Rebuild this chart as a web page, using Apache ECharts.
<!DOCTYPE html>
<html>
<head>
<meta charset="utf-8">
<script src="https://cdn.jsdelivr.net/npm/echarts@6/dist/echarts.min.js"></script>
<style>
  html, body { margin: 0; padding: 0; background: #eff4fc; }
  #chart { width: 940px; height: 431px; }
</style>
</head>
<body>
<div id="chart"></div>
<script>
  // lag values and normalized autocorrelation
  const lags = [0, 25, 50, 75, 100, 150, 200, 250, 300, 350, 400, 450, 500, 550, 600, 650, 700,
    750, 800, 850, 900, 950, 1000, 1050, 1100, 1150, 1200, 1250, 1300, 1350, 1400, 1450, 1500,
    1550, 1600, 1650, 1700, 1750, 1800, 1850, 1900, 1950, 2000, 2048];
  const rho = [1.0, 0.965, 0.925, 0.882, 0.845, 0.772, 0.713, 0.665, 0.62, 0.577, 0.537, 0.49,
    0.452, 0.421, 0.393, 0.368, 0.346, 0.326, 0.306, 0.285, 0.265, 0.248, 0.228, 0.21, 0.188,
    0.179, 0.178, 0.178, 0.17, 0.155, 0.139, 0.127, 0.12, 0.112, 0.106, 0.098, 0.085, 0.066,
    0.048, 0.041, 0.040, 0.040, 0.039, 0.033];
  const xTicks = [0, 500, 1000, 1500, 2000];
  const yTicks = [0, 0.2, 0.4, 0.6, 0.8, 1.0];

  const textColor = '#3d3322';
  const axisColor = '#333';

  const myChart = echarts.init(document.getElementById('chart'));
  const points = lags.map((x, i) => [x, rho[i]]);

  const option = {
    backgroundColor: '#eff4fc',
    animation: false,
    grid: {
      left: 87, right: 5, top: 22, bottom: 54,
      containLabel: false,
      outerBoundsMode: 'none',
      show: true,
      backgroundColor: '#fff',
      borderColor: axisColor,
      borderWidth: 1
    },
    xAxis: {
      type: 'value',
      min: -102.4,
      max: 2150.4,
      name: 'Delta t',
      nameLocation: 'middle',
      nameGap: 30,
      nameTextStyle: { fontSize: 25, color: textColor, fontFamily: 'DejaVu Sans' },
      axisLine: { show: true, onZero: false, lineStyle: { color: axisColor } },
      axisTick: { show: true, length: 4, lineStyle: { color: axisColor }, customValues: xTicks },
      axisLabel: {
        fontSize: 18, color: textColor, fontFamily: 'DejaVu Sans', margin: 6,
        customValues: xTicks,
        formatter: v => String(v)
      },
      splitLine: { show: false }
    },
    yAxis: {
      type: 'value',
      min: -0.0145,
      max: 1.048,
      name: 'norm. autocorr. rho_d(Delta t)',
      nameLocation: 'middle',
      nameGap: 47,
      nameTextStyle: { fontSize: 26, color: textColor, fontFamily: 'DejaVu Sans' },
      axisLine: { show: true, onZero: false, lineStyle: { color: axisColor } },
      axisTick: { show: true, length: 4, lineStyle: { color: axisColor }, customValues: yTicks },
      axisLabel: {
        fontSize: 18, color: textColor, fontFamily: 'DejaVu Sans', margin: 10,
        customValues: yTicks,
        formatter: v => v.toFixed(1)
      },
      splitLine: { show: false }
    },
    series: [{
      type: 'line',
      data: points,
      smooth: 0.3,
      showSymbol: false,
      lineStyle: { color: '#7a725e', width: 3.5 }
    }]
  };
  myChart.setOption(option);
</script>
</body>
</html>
◇ ◇ ◇ ◇ ◇
Exercise brief
Repeat every line of the data, exactly and in full.

Task response
Rebuild this chart as a web page, using Apache ECharts.
<!DOCTYPE html>
<html>
<head>
<meta charset="utf-8">
<script src="https://cdn.jsdelivr.net/npm/echarts@6/dist/echarts.min.js"></script>
<style>
  html, body { margin: 0; padding: 0; background: #eff4fc; }
  #chart { width: 940px; height: 431px; }
</style>
</head>
<body>
<div id="chart"></div>
<script>
  // lag values and normalized autocorrelation
  const lags = [0, 25, 50, 75, 100, 150, 200, 250, 300, 350, 400, 450, 500, 550, 600, 650, 700,
    750, 800, 850, 900, 950, 1000, 1050, 1100, 1150, 1200, 1250, 1300, 1350, 1400, 1450, 1500,
    1550, 1600, 1650, 1700, 1750, 1800, 1850, 1900, 1950, 2000, 2048];
  const rho = [1.0, 0.965, 0.925, 0.882, 0.845, 0.772, 0.713, 0.665, 0.62, 0.577, 0.537, 0.49,
    0.452, 0.421, 0.393, 0.368, 0.346, 0.326, 0.306, 0.285, 0.265, 0.248, 0.228, 0.21, 0.188,
    0.179, 0.178, 0.178, 0.17, 0.155, 0.139, 0.127, 0.12, 0.112, 0.106, 0.098, 0.085, 0.066,
    0.048, 0.041, 0.040, 0.040, 0.039, 0.033];
  const xTicks = [0, 500, 1000, 1500, 2000];
  const yTicks = [0, 0.2, 0.4, 0.6, 0.8, 1.0];

  const textColor = '#3d3322';
  const axisColor = '#333';

  const myChart = echarts.init(document.getElementById('chart'));
  const points = lags.map((x, i) => [x, rho[i]]);

  const option = {
    backgroundColor: '#eff4fc',
    animation: false,
    grid: {
      left: 87, right: 5, top: 22, bottom: 54,
      containLabel: false,
      outerBoundsMode: 'none',
      show: true,
      backgroundColor: '#fff',
      borderColor: axisColor,
      borderWidth: 1
    },
    xAxis: {
      type: 'value',
      min: -102.4,
      max: 2150.4,
      name: 'Delta t',
      nameLocation: 'middle',
      nameGap: 30,
      nameTextStyle: { fontSize: 25, color: textColor, fontFamily: 'DejaVu Sans' },
      axisLine: { show: true, onZero: false, lineStyle: { color: axisColor } },
      axisTick: { show: true, length: 4, lineStyle: { color: axisColor }, customValues: xTicks },
      axisLabel: {
        fontSize: 18, color: textColor, fontFamily: 'DejaVu Sans', margin: 6,
        customValues: xTicks,
        formatter: v => String(v)
      },
      splitLine: { show: false }
    },
    yAxis: {
      type: 'value',
      min: -0.0145,
      max: 1.048,
      name: 'norm. autocorr. rho_d(Delta t)',
      nameLocation: 'middle',
      nameGap: 47,
      nameTextStyle: { fontSize: 26, color: textColor, fontFamily: 'DejaVu Sans' },
      axisLine: { show: true, onZero: false, lineStyle: { color: axisColor } },
      axisTick: { show: true, length: 4, lineStyle: { color: axisColor }, customValues: yTicks },
      axisLabel: {
        fontSize: 18, color: textColor, fontFamily: 'DejaVu Sans', margin: 10,
        customValues: yTicks,
        formatter: v => v.toFixed(1)
      },
      splitLine: { show: false }
    },
    series: [{
      type: 'line',
      data: points,
      smooth: 0.3,
      showSymbol: false,
      lineStyle: { color: '#7a725e', width: 3.5 }
    }]
  };
  myChart.setOption(option);
</script>
</body>
</html>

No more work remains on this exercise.